» **DATA TO USE**:
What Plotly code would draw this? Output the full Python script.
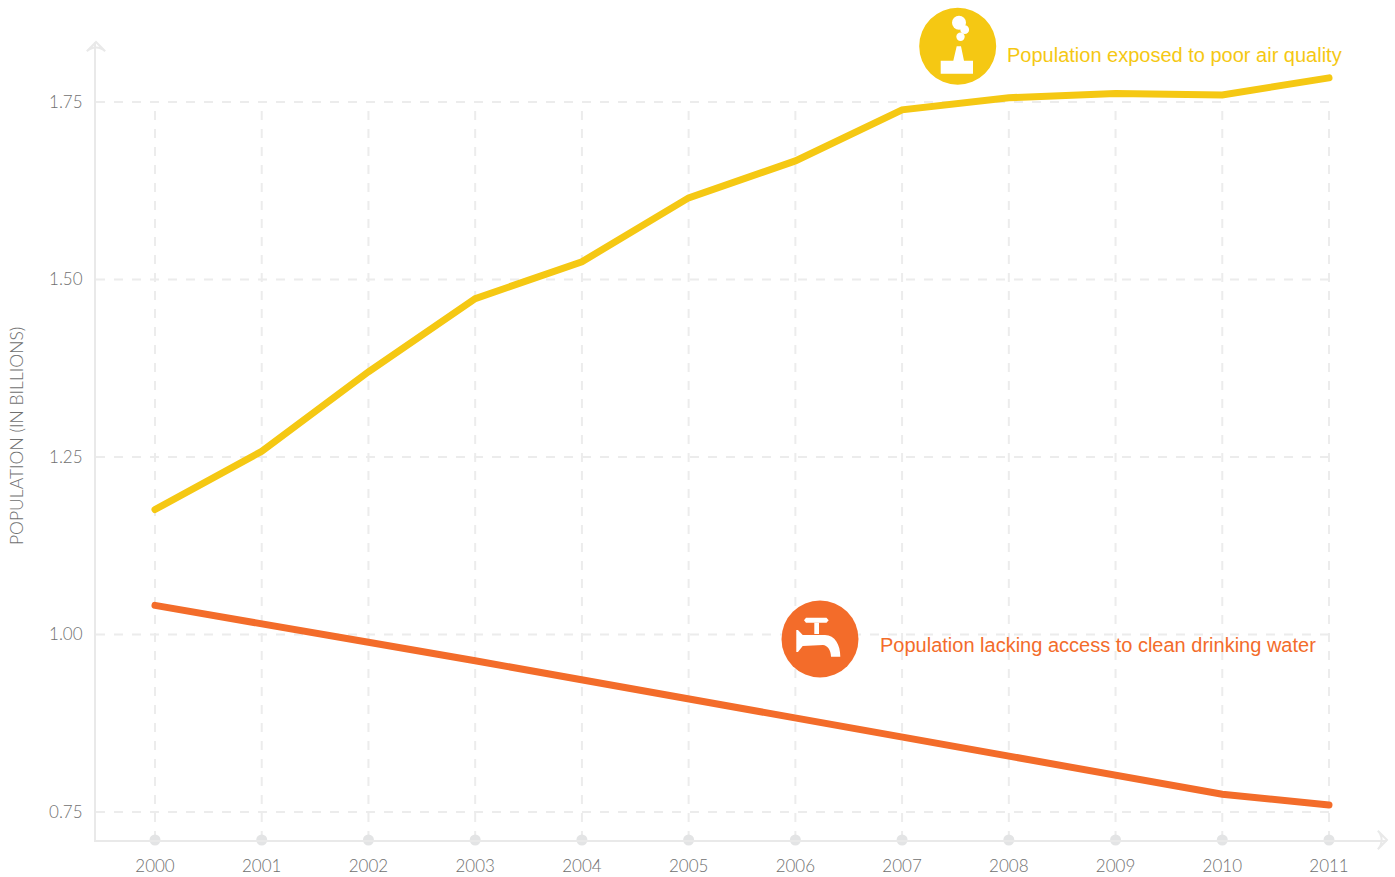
import plotly.graph_objects as go

years = [2000, 2001, 2002, 2003, 2004, 2005, 2006, 2007, 2008, 2009, 2010, 2011]
air_quality = [1.176, 1.258, 1.370, 1.473, 1.525, 1.615, 1.667, 1.739, 1.756, 1.762, 1.760, 1.784]
drinking_water = [1.041, 1.016, 0.989, 0.963, 0.936, 0.909, 0.882, 0.856, 0.827, 0.801, 0.775, 0.760]
y_ticks = [0.75, 1.00, 1.25, 1.50, 1.75]
y_tick_labels = ["0.75", "1.00", "1.25", "1.50", "1.75"]

AIR_LABEL = "Population exposed to poor air quality"
WATER_LABEL = "Population lacking access to clean drinking water"
Y_TITLE = "POPULATION (IN BILLIONS)"

YELLOW = "#F5C813"
ORANGE = "#F36C2A"
GRID = "#ECECEC"
AXIS = "#E9E9E9"
DOT = "#E3E4E5"
TEXT = "#707070"
TICK_FONT = "Lato"

W, H = 1395, 877
L, R, T, B = 96, 1387, 42, 840
X_RANGE = [2000 - 59 / 106.73, 2011 + 58 / 106.73]
Y_RANGE = [0.75 - 28 / 710, 1.75 + 60 / 710]


def px(x):
    return (x - L) / (R - L)


def py(y):
    return (B - y) / (B - T)


def pt(x, y):
    return f"{px(x):.5f},{py(y):.5f}"


def circle(cx, cy, r, color):
    return dict(type="circle", xref="paper", yref="paper", layer="above",
                x0=px(cx - r), x1=px(cx + r), y0=py(cy + r), y1=py(cy - r),
                fillcolor=color, line_width=0)


def path(d, color):
    return dict(type="path", xref="paper", yref="paper", layer="above",
                path=d, fillcolor=color, line_width=0)


def poly(points):
    return "M" + " L".join(pt(*p) for p in points) + " Z"


fig = go.Figure()

# dashed guides stop at the last year and the top tick
for yr in years:
    fig.add_trace(go.Scatter(x=[yr, yr], y=[Y_RANGE[0], y_ticks[-1]], mode="lines",
                             line=dict(color=GRID, width=2, dash="9px,9px"),
                             hoverinfo="skip", showlegend=False))
for v in y_ticks:
    fig.add_trace(go.Scatter(x=[X_RANGE[0], years[-1]], y=[v, v], mode="lines",
                             line=dict(color=GRID, width=2, dash="9px,9px"),
                             hoverinfo="skip", showlegend=False))

# year dots on the axis
fig.add_trace(go.Scatter(x=years, y=[Y_RANGE[0]] * len(years), mode="markers",
                         marker=dict(color=DOT, size=11), cliponaxis=False,
                         hoverinfo="skip", showlegend=False))

# axis arrow heads
fig.add_trace(go.Scatter(x=[X_RANGE[0]], y=[Y_RANGE[1]], mode="markers", cliponaxis=False,
                         marker=dict(symbol="arrow-wide-open", size=13, angle=0,
                                     color=AXIS, line=dict(color=AXIS, width=2)),
                         hoverinfo="skip", showlegend=False))
fig.add_trace(go.Scatter(x=[X_RANGE[1]], y=[Y_RANGE[0]], mode="markers", cliponaxis=False,
                         marker=dict(symbol="arrow-wide-open", size=13, angle=90,
                                     color=AXIS, line=dict(color=AXIS, width=2)),
                         hoverinfo="skip", showlegend=False))

for name, values, color in [(AIR_LABEL, air_quality, YELLOW), (WATER_LABEL, drinking_water, ORANGE)]:
    fig.add_trace(go.Scatter(x=years, y=values, mode="lines", name=name,
                             line=dict(color=color, width=7), showlegend=False))

shapes = [
    # factory icon
    circle(957.7, 46.3, 38.5, YELLOW),
    path(poly([(940.7, 60.7), (953.3, 60.7), (956.7, 46.3), (961, 46.3), (964, 60.7),
               (973, 60.7), (973, 73.7), (940.7, 73.7)]), "white"),
    circle(959, 22.7, 7, "white"),
    circle(964.7, 29.7, 4.4, "white"),
    circle(960.5, 36.7, 4.2, "white"),
    # tap icon
    circle(820, 639, 38.5, ORANGE),
    path(poly([(806, 617.7), (826.5, 617.7), (828.7, 620.2), (826.5, 622.7), (806, 622.7), (804, 620.2)]), "white"),
    path(poly([(814.3, 622.7), (819, 622.7), (819, 634), (814.3, 634)]), "white"),
    path("M" + pt(796.3, 630) + " L" + pt(798, 630) + " L" + pt(802.7, 635) + " L" + pt(825, 635)
         + " C" + pt(835, 635) + " " + pt(840.3, 645) + " " + pt(840.3, 656.7)
         + " L" + pt(831, 656.7)
         + " C" + pt(831, 650) + " " + pt(827, 645) + " " + pt(823, 645)
         + " L" + pt(802.7, 646) + " L" + pt(798, 652) + " L" + pt(796.3, 652) + " Z", "white"),
]

annotations = [
    dict(text=AIR_LABEL, xref="paper", yref="paper", x=px(1005), y=py(55), xanchor="left", yanchor="middle",
         showarrow=False, font=dict(family="Liberation Sans", size=20, color=YELLOW)),
    dict(text=WATER_LABEL, xref="paper", yref="paper", x=px(878), y=py(645), xanchor="left", yanchor="middle",
         showarrow=False, font=dict(family="Liberation Sans", size=20, color=ORANGE)),
    dict(text=Y_TITLE, xref="paper", yref="paper", x=px(16), y=py(436), xanchor="center", yanchor="middle",
         textangle=-90, showarrow=False, font=dict(family=TICK_FONT, size=17.5, color=TEXT, weight=300)),
]

fig.update_layout(
    width=W, height=H, autosize=False,
    margin=dict(l=L, r=W - R, t=T, b=H - B, pad=0),
    paper_bgcolor="white", plot_bgcolor="white",
    showlegend=False, shapes=shapes, annotations=annotations,
    xaxis=dict(range=X_RANGE, tickmode="array", tickvals=years, ticktext=[str(y) for y in years],
               automargin=False, showgrid=False, zeroline=False, showline=True, linecolor=AXIS, linewidth=2,
               ticks="outside", ticklen=10, tickcolor="rgba(0,0,0,0)",
               tickfont=dict(family=TICK_FONT, size=17, color=TEXT, weight=300)),
    yaxis=dict(range=Y_RANGE, tickmode="array", tickvals=y_ticks, ticktext=y_tick_labels,
               automargin=False, showgrid=False, zeroline=False, showline=True, linecolor=AXIS, linewidth=2,
               ticks="outside", ticklen=8, tickcolor="rgba(0,0,0,0)",
               tickfont=dict(family=TICK_FONT, size=17, color=TEXT, weight=300)),
)

POST = """
document.body.style.margin='0';
document.querySelectorAll('.js-line').forEach(function(p){
  if (parseFloat(p.style.strokeWidth) >= 6) { p.style.strokeLinecap = 'round'; }
});
"""
fig.write_html("out.html", post_script=POST, config={"displayModeBar": False})
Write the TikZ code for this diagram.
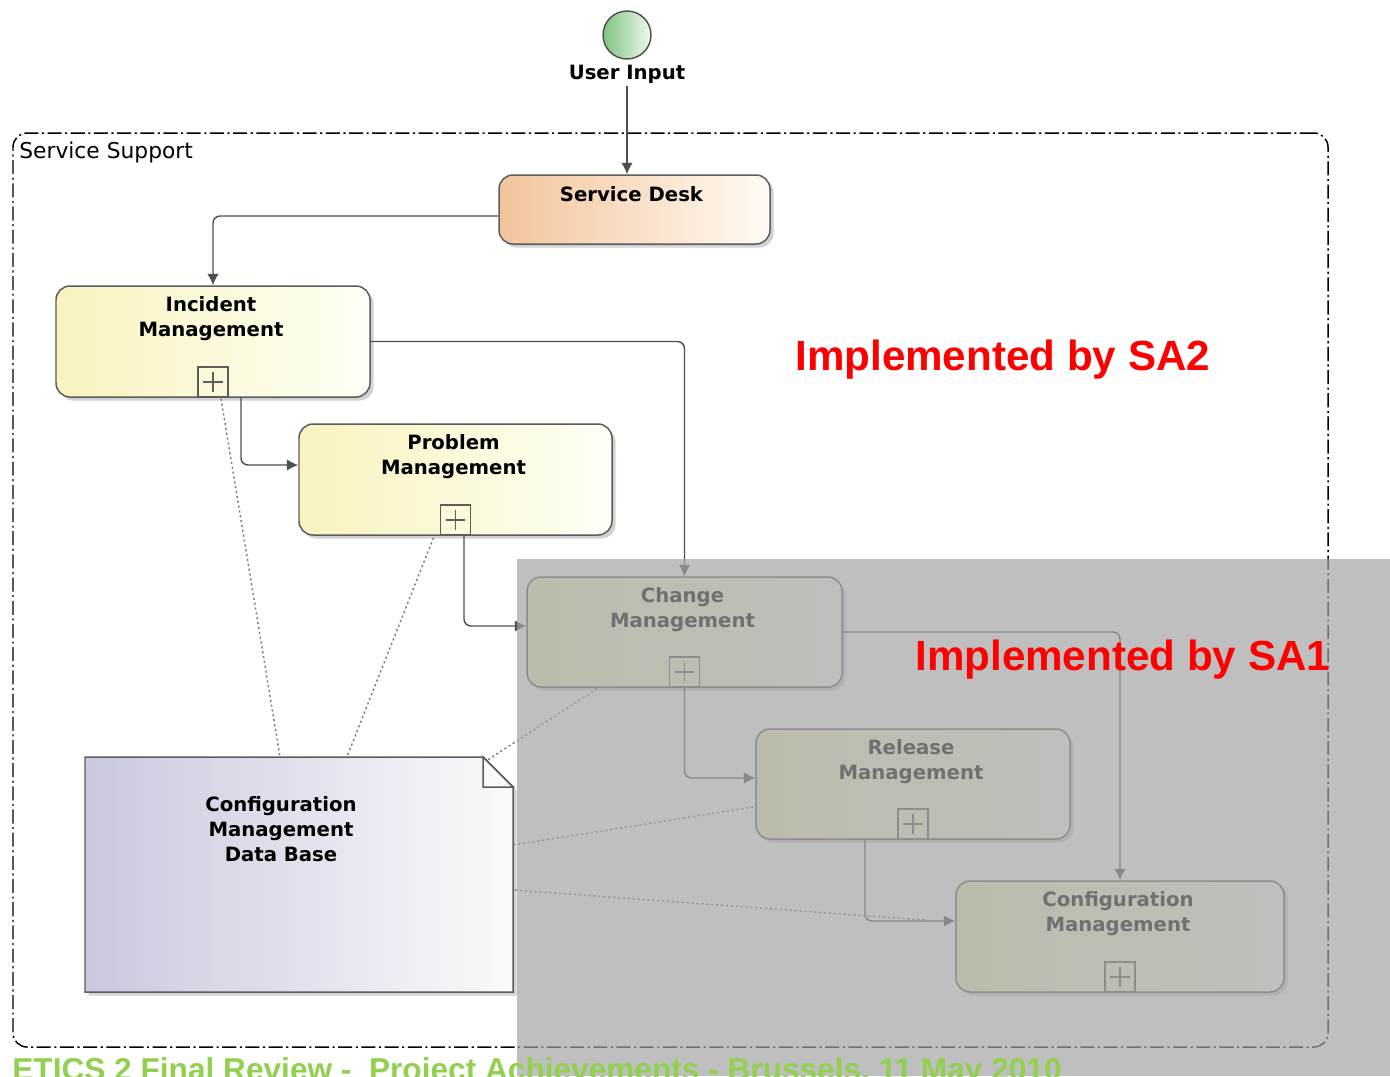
\documentclass[tikz,border=0pt]{standalone}
\usepackage{fontspec}
\setmainfont{Liberation Sans}
\newfontfamily\dejavu{DejaVu Sans}
\usetikzlibrary{fit,calc,arrows.meta,shadows}
\definecolor{linec}{HTML}{4F4F4F}
\definecolor{borderc}{HTML}{5C5C5C}
\definecolor{sdL}{HTML}{F2C49C}
\definecolor{sdR}{HTML}{FFFBF4}
\definecolor{ymL}{HTML}{F8F3BE}
\definecolor{ymR}{HTML}{FFFFF6}
\definecolor{dbL}{HTML}{C9C9DE}
\definecolor{dbR}{HTML}{FAFAFC}
\definecolor{startL}{HTML}{7FC47F}
\definecolor{startR}{HTML}{EEF8EE}
\definecolor{ovc}{RGB}{163,163,163}
\definecolor{ecgreen}{HTML}{92D050}
\definecolor{sared}{HTML}{FF0000}
\definecolor{assocc}{HTML}{7A7A7A}
\begin{document}
\begin{tikzpicture}[x=0.02cm,y=-0.02cm,
  procbox/.style={draw=borderc, line width=0.85pt, rounded corners=8pt, inner sep=0pt,
     left color=ymL, right color=ymR,
     drop shadow={shadow xshift=2pt, shadow yshift=-2pt, opacity=0.35}},
  boxtext/.style={font=\dejavu\bfseries\fontsize{11.2}{14.2}\selectfont, align=center, inner sep=0pt, anchor=north},
  plusbox/.style={draw=borderc, line width=0.8pt, minimum size=17pt, inner sep=0pt, anchor=south,
     path picture={\draw[borderc, line width=0.9pt]
        ([xshift=-5.5pt]path picture bounding box.center) -- ([xshift=5.5pt]path picture bounding box.center)
        ([yshift=-5.5pt]path picture bounding box.center) -- ([yshift=5.5pt]path picture bounding box.center);}},
  flow/.style={draw=linec, line width=0.8pt, rounded corners=4pt, -{Latex[length=6.5pt,width=6.5pt]}},
  assoc/.style={draw=assocc, line width=0.8pt, dash pattern=on 1.2pt off 1.6pt},
  redtext/.style={font=\bfseries\fontsize{24}{28}\selectfont, text=sared, inner sep=0pt, anchor=base west},
  startc/.style={circle, draw=gray!60!black, line width=0.8pt, minimum size=0.96cm, inner sep=0pt,
     left color=startL, right color=startR},
  framec/.style={draw=black, line width=0.85pt, dash pattern=on 8pt off 2pt on 1.2pt off 2pt,
     rounded corners=8pt, inner sep=0pt},
]
\useasboundingbox (0,0) rectangle (1390,1076);
\clip (0,0) rectangle (1390,1076);
\fill[white] (0,0) rectangle (1390,1076);

% frame
\node[framec, fit={(13,133) (1328,1047)}] (frame) {};
\node[font=\dejavu\fontsize{12.4}{14}\selectfont, anchor=west, inner sep=0pt] (sslabel) at (19,152) {Service Support};

% start
\node[startc] (start) at (627,35) {};
\node[font=\dejavu\bfseries\fontsize{11.2}{13}\selectfont, anchor=base, inner sep=0pt] (ui) at (627,79) {User Input};

% boxes
\node[procbox, left color=sdL, right color=sdR, fit={(499,175) (770,244)}] (sd) {};
\node[procbox, fit={(56,286) (370,397)}] (inc) {};
\node[procbox, fit={(299,424) (612,535)}] (prob) {};
\node[procbox, fit={(527,577) (842,687)}] (chg) {};
\node[procbox, fit={(756,729) (1070,839)}] (rel) {};
\node[procbox, fit={(956,881) (1284,992)}] (cfg) {};

\node[boxtext] (sd-t) at ($(sd.north)+(-3,12)$) {Service Desk};
\node[boxtext] (inc-t) at ($(inc.north)+(-2,11)$) {Incident\\Management};
\node[boxtext] (prob-t) at ($(prob.north)+(-2,11)$) {Problem\\Management};
\node[boxtext] (chg-t) at ($(chg.north)+(-2,11)$) {Change\\Management};
\node[boxtext] (rel-t) at ($(rel.north)+(-2,11)$) {Release\\Management};
\node[boxtext] (cfg-t) at ($(cfg.north)+(-2,11)$) {Configuration\\Management};

\node[plusbox] (inc-p) at (inc.south) {};
\node[plusbox] (prob-p) at (prob.south) {};
\node[plusbox] (chg-p) at (chg.south) {};
\node[plusbox] (rel-p) at (rel.south) {};
\node[plusbox] (cfg-p) at (cfg.south) {};

% CMDB note
\path[draw=borderc, line width=0.85pt, left color=dbL, right color=dbR,
      drop shadow={shadow xshift=2pt, shadow yshift=-2pt, opacity=0.35}]
  (85,757) -- (483,757) -- (513,787) -- (513,992) -- (85,992) -- cycle;
\draw[draw=borderc, line width=0.85pt, fill=white!92!dbL] (483,757) -- (483,787) -- (513,787) -- cycle;
\node[fit={(85,757) (513,992)}, inner sep=0pt] (cmdb) {};
\node[boxtext] (cmdb-t) at ($(cmdb.north)+(-18,40)$) {Configuration\\Management\\Data Base};

% flows
\draw[flow] ($(ui.south)+(0,3)$) -- (ui.south |- sd.north);
\draw[flow] ($(sd.west)+(0,6.5)$) -| (inc.north);
\draw[flow] (inc.east) -| (chg.north);
\draw[flow] ($(inc.south)+(28,0)$) |- ($(prob.west)+(0,-14.5)$);
\draw[flow] ($(prob.south)+(8.5,0)$) |- ($(chg.west)+(0,-6)$);
\draw[flow] (chg.east) -| (cfg.north);
\draw[flow] (chg.south) |- ($(rel.west)+(0,-6)$);
\draw[flow] ($(rel.south)+(-48,0)$) |- ($(cfg.west)+(0,-15.5)$);

% associations
\draw[assoc] ($(inc.south)+(8,1)$) -- ($(cmdb.north)+(-19,0)$);
\draw[assoc] ($(prob.south)+(-22,2)$) -- ($(cmdb.north)+(48,0)$);
\draw[assoc] ($(chg.south)+(-87.5,1)$) -- ($(cmdb.north)+(189,3)$);
\draw[assoc] ($(rel.west)+(-2,23)$) -- ($(cmdb.east)+(0,-29.5)$);
\draw[assoc] ($(cfg.west)+(-31,-16.5)$) -- ($(cmdb.east)+(0,15.5)$);

% overlay
\fill[ovc, opacity=0.69] (517,559) rectangle (1390,1076);

% texts on top
\node[redtext] (sa2) at (795,370) {Implemented by SA2};
\node[redtext] (sa1) at (915,670) {Implemented by SA1};
\node[font=\bfseries\fontsize{18}{22}\selectfont, text=ecgreen, anchor=base west, inner sep=0pt] (foot) at (12,1080) {ETICS 2 Final Review -\ \ Project Achievements - Brussels, 11 May 2010};
\end{tikzpicture}
\end{document}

» **TASK DIRECTIONS**: Go through the data and gather every line that holds "this".

» **THE RESPONSE**:
What Plotly code would draw this? Output the full Python script.
Write the TikZ code for this diagram.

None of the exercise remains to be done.